Thursday, January 13, 2011 at 7:42 PM by

The Illinois Legislature, facing a budget deficit of up to $15 billion, has approved a significant increase in individual income and corporate tax rates, according to news reports. The tax increases would expire after four years, and are accompanied by state spending limits. If the state breaches the limits, the tax rates revert to current levels, unless the governor declares a fiscal emergency. This Reuters article has more. Clay Barbour reports in The Capital Times that Governor Walker is planning what the article calls an “all-out marketing campaign on the Wisconsin-Illinois border.”

Wisconsin Governor Scott Walker issued a statement in response to the Illinois tax increase, declaring Wisconsin “open for business” and inviting Illinois companies to “Escape to Wisconsin” where they would presumably find a more favorable tax climate.

Illinois individual income taxes are in the same vicinity as Wisconsin’s. In 2008, Wisconsin collected $4,331 per capita in individual income tax, representing 11.8 percent of personal income, according to data from the U.S. Census Bureau. Illinois collected $4,502 per capita (slightly higher than Wisconsin) but 10.8 percent of personal income (slightly lower than Wisconsin). Wisconsin’s personal income is lower than that in Illinois.

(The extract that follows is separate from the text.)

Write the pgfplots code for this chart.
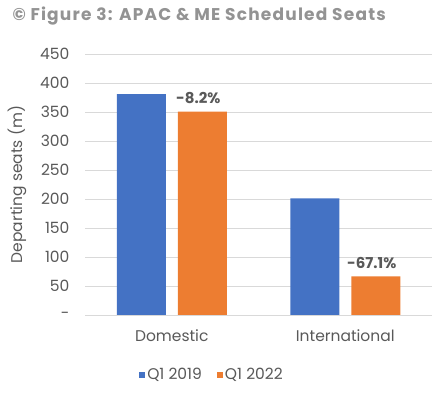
\documentclass[border=0pt]{standalone}
\usepackage{fontspec}
\setmainfont{Poppins}
\usepackage{pgfplots}
\pgfplotsset{compat=1.18}
\definecolor{cblue}{HTML}{4472C4}
\definecolor{corange}{HTML}{ED7D31}
\definecolor{tgray}{HTML}{595959}
\definecolor{ggray}{HTML}{D9D9D9}
\begin{document}
\begin{tikzpicture}
\useasboundingbox (0,0) rectangle (435pt,395pt);
\node[anchor=west, text=gray!85, font=\fontsize{17}{19}\selectfont\bfseries\addfontfeatures{LetterSpace=7}] at (9pt,379pt) {© Figure 3: APAC \& ME Scheduled Seats};
\begin{axis}[
  at={(85pt,80pt)}, anchor=south west,
  scale only axis, width=347pt, height=261pt,
  ymin=0, ymax=450, ytick={0,50,...,450},
  yticklabels={-,50,100,150,200,250,300,350,400,450},
  xmin=-0.5, xmax=1.5, xtick={0,1}, xticklabels={Domestic,International},
  axis line style={draw=none}, major tick style={draw=none},
  ymajorgrids, grid style={ggray, line width=0.8pt},
  ybar, bar width=49pt,
  ylabel={Departing seats (m)},
  every axis y label/.style={at={(axis description cs:-0.196,0.5)}, rotate=90, anchor=center,
    text=tgray, font=\fontsize{15.5}{17}\selectfont},
  yticklabel style={text=tgray, font=\fontsize{15.5}{17}\selectfont, anchor=east, xshift=-12pt},
  xticklabel style={text=tgray, font=\fontsize{15.5}{17}\selectfont, yshift=-7pt},
  /pgf/number format/assume math mode=true,
  legend style={at={(0.366,-0.23)}, anchor=center, draw=none, legend columns=2,
    font=\fontsize{15.5}{17}\selectfont, text=tgray,
    /tikz/every even column/.append style={column sep=13pt}},
  legend image code/.code={\fill[#1] (3pt,-3pt) rectangle (9pt,3pt);},
  clip=false,
]
\addplot[fill=cblue, draw=none, bar shift=-30.5pt] coordinates {(0,381) (1,201)};
\addplot[fill=corange, draw=none, bar shift=30.5pt,
  nodes near coords, point meta=explicit symbolic,
  every node near coord/.append style={text=tgray, font=\fontsize{15}{17}\selectfont\bfseries, anchor=south, yshift=4pt, xshift=-4pt}]
  coordinates {(0,350.5)[-8.2\%] (1,66.7)[-67.1\%]};
\legend{Q1 2019, Q1 2022}
\end{axis}
\end{tikzpicture}
\end{document}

Illinois corporate taxes are higher than Wisconsin’s, when measured on a per capita basis or relative to income. Wisconsin collected $153 per capita in corporate income tax, representing 0.42 percent of total personal income in the state. Illinois collected $243 per capita, representing 0.52 percent of personal income.

Many factors figure into business decisions about where to locate. Tax rates can influence those decisions, but so can some of the things that those same taxes help support: a solid public infrastructure system for transporting goods, an educated population that meets workforce requirements, and safe communities where employees want to live and work. A balanced approach to filling the state budget gap can help protect these necessities. As Zach Brandon, former deputy secretary of the Department of Commerce, put it in The Capital Times article, “If it were just about taxes, every business would move to West Virginia.”